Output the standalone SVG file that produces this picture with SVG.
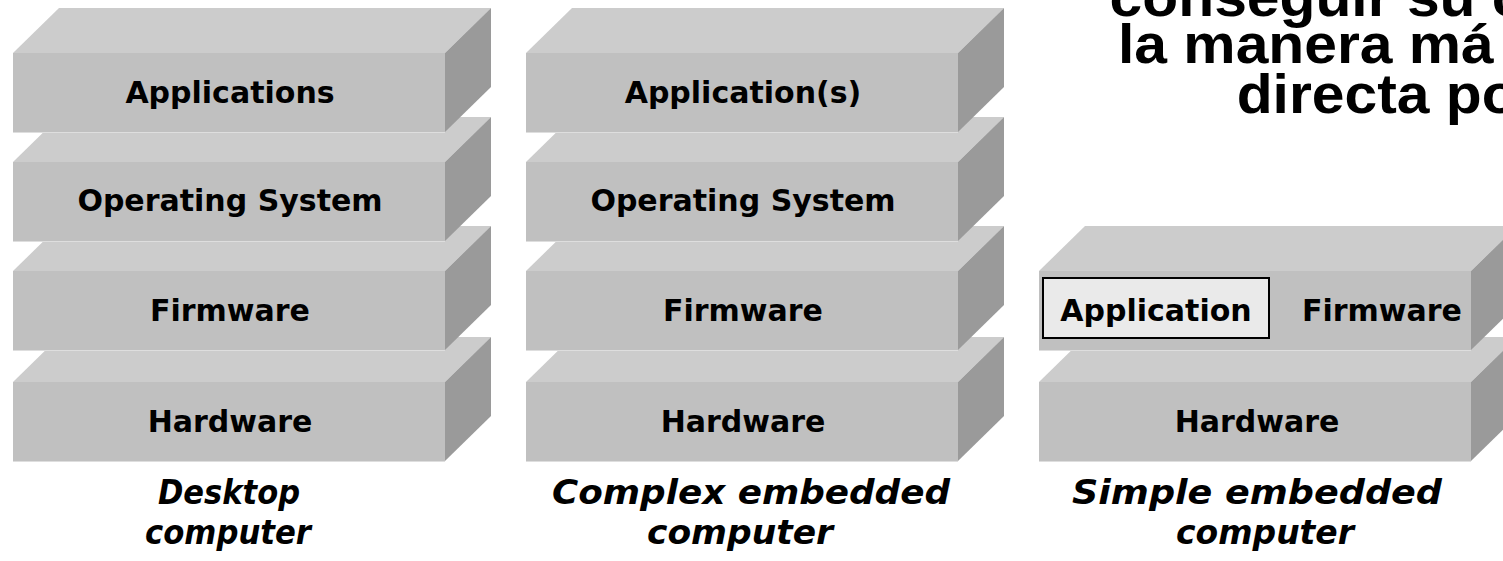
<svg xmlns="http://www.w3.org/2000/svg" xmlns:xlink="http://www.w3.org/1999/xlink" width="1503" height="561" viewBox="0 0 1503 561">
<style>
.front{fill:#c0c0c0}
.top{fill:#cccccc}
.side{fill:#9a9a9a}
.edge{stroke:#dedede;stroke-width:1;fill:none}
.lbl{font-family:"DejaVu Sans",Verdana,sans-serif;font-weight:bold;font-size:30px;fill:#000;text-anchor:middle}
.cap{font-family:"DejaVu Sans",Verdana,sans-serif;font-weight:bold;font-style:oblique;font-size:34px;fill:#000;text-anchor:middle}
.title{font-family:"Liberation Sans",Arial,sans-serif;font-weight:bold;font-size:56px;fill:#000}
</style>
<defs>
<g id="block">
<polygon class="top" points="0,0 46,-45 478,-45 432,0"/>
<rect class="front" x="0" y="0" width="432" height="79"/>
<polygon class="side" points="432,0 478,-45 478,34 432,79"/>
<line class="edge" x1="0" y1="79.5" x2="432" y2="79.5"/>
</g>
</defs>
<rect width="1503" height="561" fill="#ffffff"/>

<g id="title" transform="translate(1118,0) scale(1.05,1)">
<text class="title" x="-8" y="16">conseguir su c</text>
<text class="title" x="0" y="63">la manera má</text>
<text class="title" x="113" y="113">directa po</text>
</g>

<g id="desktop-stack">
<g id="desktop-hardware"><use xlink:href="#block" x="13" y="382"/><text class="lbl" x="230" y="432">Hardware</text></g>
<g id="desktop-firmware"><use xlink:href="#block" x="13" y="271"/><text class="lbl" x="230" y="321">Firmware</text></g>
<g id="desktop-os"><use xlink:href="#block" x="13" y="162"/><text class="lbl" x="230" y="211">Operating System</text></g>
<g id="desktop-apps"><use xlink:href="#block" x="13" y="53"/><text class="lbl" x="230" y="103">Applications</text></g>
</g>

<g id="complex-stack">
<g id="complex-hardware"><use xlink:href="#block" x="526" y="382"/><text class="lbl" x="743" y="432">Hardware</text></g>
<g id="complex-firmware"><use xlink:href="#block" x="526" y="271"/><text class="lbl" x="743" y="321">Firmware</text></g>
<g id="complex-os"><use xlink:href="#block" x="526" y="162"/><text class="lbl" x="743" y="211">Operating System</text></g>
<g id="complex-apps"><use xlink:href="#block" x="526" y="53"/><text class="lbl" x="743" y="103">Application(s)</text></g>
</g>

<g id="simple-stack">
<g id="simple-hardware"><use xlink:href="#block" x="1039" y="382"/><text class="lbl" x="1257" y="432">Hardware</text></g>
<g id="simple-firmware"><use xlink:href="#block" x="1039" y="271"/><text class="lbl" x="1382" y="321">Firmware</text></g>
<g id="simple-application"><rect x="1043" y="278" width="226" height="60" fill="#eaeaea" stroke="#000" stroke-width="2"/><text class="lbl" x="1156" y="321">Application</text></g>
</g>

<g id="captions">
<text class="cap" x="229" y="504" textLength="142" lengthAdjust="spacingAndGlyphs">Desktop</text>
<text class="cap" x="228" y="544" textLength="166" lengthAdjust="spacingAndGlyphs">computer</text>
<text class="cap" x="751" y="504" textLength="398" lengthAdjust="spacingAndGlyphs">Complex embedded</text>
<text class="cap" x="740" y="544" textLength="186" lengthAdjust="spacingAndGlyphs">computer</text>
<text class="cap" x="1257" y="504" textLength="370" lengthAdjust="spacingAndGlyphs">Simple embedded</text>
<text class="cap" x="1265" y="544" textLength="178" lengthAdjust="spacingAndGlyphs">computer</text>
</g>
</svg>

* _TASK DESCRIPTION_: What is needed is an exact reproduction of the data, pictures excluded.

* _EXERCISE ANSWER_:
Output the standalone SVG file that produces this picture with SVG.
<svg xmlns="http://www.w3.org/2000/svg" xmlns:xlink="http://www.w3.org/1999/xlink" width="1503" height="561" viewBox="0 0 1503 561">
<style>
.front{fill:#c0c0c0}
.top{fill:#cccccc}
.side{fill:#9a9a9a}
.edge{stroke:#dedede;stroke-width:1;fill:none}
.lbl{font-family:"DejaVu Sans",Verdana,sans-serif;font-weight:bold;font-size:30px;fill:#000;text-anchor:middle}
.cap{font-family:"DejaVu Sans",Verdana,sans-serif;font-weight:bold;font-style:oblique;font-size:34px;fill:#000;text-anchor:middle}
.title{font-family:"Liberation Sans",Arial,sans-serif;font-weight:bold;font-size:56px;fill:#000}
</style>
<defs>
<g id="block">
<polygon class="top" points="0,0 46,-45 478,-45 432,0"/>
<rect class="front" x="0" y="0" width="432" height="79"/>
<polygon class="side" points="432,0 478,-45 478,34 432,79"/>
<line class="edge" x1="0" y1="79.5" x2="432" y2="79.5"/>
</g>
</defs>
<rect width="1503" height="561" fill="#ffffff"/>

<g id="title" transform="translate(1118,0) scale(1.05,1)">
<text class="title" x="-8" y="16">conseguir su c</text>
<text class="title" x="0" y="63">la manera má</text>
<text class="title" x="113" y="113">directa po</text>
</g>

<g id="desktop-stack">
<g id="desktop-hardware"><use xlink:href="#block" x="13" y="382"/><text class="lbl" x="230" y="432">Hardware</text></g>
<g id="desktop-firmware"><use xlink:href="#block" x="13" y="271"/><text class="lbl" x="230" y="321">Firmware</text></g>
<g id="desktop-os"><use xlink:href="#block" x="13" y="162"/><text class="lbl" x="230" y="211">Operating System</text></g>
<g id="desktop-apps"><use xlink:href="#block" x="13" y="53"/><text class="lbl" x="230" y="103">Applications</text></g>
</g>

<g id="complex-stack">
<g id="complex-hardware"><use xlink:href="#block" x="526" y="382"/><text class="lbl" x="743" y="432">Hardware</text></g>
<g id="complex-firmware"><use xlink:href="#block" x="526" y="271"/><text class="lbl" x="743" y="321">Firmware</text></g>
<g id="complex-os"><use xlink:href="#block" x="526" y="162"/><text class="lbl" x="743" y="211">Operating System</text></g>
<g id="complex-apps"><use xlink:href="#block" x="526" y="53"/><text class="lbl" x="743" y="103">Application(s)</text></g>
</g>

<g id="simple-stack">
<g id="simple-hardware"><use xlink:href="#block" x="1039" y="382"/><text class="lbl" x="1257" y="432">Hardware</text></g>
<g id="simple-firmware"><use xlink:href="#block" x="1039" y="271"/><text class="lbl" x="1382" y="321">Firmware</text></g>
<g id="simple-application"><rect x="1043" y="278" width="226" height="60" fill="#eaeaea" stroke="#000" stroke-width="2"/><text class="lbl" x="1156" y="321">Application</text></g>
</g>

<g id="captions">
<text class="cap" x="229" y="504" textLength="142" lengthAdjust="spacingAndGlyphs">Desktop</text>
<text class="cap" x="228" y="544" textLength="166" lengthAdjust="spacingAndGlyphs">computer</text>
<text class="cap" x="751" y="504" textLength="398" lengthAdjust="spacingAndGlyphs">Complex embedded</text>
<text class="cap" x="740" y="544" textLength="186" lengthAdjust="spacingAndGlyphs">computer</text>
<text class="cap" x="1257" y="504" textLength="370" lengthAdjust="spacingAndGlyphs">Simple embedded</text>
<text class="cap" x="1265" y="544" textLength="178" lengthAdjust="spacingAndGlyphs">computer</text>
</g>
</svg>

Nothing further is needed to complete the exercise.